▸ SHORT TASK
Filter for the word "this" and keep each matching line.

====================

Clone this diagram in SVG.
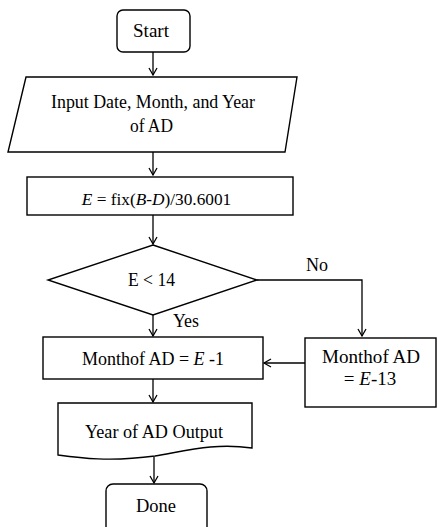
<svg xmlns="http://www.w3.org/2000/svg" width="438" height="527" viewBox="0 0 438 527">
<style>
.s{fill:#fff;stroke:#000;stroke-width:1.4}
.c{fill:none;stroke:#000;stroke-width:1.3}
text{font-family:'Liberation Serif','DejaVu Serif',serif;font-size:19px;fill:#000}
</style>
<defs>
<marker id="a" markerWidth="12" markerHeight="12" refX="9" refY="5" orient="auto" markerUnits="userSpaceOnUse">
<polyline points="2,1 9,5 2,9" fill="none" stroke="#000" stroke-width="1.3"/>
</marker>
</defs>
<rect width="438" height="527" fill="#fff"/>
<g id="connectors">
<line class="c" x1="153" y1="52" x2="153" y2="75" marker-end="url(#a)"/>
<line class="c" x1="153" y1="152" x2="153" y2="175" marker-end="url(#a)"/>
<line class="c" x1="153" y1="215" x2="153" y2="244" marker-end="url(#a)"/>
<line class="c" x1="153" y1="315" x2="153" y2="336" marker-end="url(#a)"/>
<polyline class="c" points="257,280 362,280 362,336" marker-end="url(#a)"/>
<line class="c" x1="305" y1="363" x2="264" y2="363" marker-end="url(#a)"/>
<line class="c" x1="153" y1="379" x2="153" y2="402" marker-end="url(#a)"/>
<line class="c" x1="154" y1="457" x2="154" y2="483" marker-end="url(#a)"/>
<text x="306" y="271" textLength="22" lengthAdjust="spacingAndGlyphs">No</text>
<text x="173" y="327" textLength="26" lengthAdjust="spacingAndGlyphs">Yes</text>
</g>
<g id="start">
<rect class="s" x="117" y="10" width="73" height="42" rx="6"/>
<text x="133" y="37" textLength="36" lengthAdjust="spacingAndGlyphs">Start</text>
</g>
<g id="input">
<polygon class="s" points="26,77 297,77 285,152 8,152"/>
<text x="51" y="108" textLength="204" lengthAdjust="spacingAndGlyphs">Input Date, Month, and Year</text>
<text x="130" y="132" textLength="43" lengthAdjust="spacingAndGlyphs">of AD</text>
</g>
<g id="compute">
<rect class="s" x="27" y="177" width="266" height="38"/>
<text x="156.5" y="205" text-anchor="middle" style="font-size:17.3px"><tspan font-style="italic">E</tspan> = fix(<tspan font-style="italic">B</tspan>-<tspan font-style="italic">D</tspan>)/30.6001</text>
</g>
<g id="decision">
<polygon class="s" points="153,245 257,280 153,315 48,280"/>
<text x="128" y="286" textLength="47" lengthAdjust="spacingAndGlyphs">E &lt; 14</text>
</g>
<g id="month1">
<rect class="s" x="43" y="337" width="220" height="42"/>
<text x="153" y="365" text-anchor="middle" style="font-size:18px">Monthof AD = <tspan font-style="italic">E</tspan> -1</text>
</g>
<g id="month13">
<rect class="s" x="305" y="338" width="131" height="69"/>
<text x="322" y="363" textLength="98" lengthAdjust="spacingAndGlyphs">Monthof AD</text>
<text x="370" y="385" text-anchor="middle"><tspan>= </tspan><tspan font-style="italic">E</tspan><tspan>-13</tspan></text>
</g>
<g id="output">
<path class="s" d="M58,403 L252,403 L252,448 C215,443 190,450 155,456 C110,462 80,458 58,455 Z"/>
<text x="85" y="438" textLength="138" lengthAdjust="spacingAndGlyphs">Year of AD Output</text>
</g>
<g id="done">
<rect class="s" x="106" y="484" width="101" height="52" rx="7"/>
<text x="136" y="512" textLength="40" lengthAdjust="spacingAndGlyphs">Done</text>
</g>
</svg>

====================

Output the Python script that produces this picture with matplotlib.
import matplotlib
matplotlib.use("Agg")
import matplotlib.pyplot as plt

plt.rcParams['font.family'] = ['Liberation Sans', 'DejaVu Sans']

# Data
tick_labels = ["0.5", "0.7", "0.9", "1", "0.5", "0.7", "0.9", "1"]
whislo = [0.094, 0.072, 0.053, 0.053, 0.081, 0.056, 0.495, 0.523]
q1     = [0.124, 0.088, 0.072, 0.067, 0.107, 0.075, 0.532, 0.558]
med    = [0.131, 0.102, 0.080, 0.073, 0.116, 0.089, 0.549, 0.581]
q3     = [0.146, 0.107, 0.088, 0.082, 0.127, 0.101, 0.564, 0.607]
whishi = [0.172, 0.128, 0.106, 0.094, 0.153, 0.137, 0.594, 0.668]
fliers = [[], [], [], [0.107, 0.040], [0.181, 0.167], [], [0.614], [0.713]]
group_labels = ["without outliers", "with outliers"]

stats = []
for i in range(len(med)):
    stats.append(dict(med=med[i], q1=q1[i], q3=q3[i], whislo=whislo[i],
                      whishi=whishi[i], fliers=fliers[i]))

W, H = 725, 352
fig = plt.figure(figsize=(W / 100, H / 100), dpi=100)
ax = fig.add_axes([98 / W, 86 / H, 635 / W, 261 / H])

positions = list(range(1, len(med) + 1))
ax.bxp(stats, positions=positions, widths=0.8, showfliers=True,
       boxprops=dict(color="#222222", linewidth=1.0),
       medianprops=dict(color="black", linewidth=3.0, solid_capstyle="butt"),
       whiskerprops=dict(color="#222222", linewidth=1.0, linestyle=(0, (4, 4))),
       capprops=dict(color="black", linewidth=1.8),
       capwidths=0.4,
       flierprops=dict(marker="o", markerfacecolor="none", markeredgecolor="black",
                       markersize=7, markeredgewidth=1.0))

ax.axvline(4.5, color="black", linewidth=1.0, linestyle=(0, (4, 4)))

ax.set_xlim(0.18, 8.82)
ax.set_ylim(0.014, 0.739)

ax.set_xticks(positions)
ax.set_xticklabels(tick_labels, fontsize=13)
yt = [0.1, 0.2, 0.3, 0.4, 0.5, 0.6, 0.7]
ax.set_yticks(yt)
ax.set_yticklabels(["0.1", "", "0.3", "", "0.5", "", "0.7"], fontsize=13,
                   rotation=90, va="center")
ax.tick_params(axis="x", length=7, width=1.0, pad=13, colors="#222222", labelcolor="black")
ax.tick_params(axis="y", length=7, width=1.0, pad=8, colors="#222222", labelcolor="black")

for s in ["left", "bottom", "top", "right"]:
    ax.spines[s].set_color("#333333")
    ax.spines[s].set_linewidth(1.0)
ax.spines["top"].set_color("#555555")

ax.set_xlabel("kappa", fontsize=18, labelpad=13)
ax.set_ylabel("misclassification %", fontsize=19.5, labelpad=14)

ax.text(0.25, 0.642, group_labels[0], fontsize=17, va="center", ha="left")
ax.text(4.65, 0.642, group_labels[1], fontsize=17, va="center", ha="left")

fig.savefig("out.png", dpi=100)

====================

▸ TASK OUTPUT
Clone this diagram in SVG.
Output the Python script that produces this picture with matplotlib.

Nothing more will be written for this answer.